The work of the Nicaraguan Communal Movement and the enthusiasm of its volunteers is captured in a recent video.
The other laureate, Dr. Fathalla, has worked in the population field for decades as well. He pioneered one of the first family planning organizations in the Arab world, co-founded the ‘Safe Motherhood Initiative’ and is an acclaimed advocate for women’s health and rights. “I entered the population field through the door of women’s health and rights,” he said in his acceptance speech. “From my early professional career, I was privileged to serve the health needs of women in a community in which people are mostly poor and women are the poorest of the poor.”
He said that through his work, he became convinced the powerlessness of women is a serious health hazard. “When I moved into the international field,” he added, “I realized that powerlessness of women is much more pervasive, and that women in different countries have more in common than what meets the eye.”

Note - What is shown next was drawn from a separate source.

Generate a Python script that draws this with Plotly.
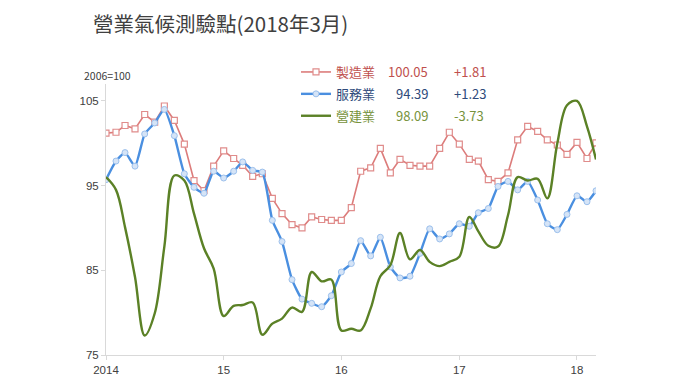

He also discussed the heavy penalty the world pays for the subordination of women. “Women, in a sense, have been coerced into motherhood by denying them not only the power and the means to control and regulate their fertility, but also by denying them choices in life apart from childbearing and child-rearing,” he said. “When women are empowered to make choices, even the poor and illiterate women, whom I know best, will make the right choices for themselves, for their families, for their communities, for their countries and for the world at large.”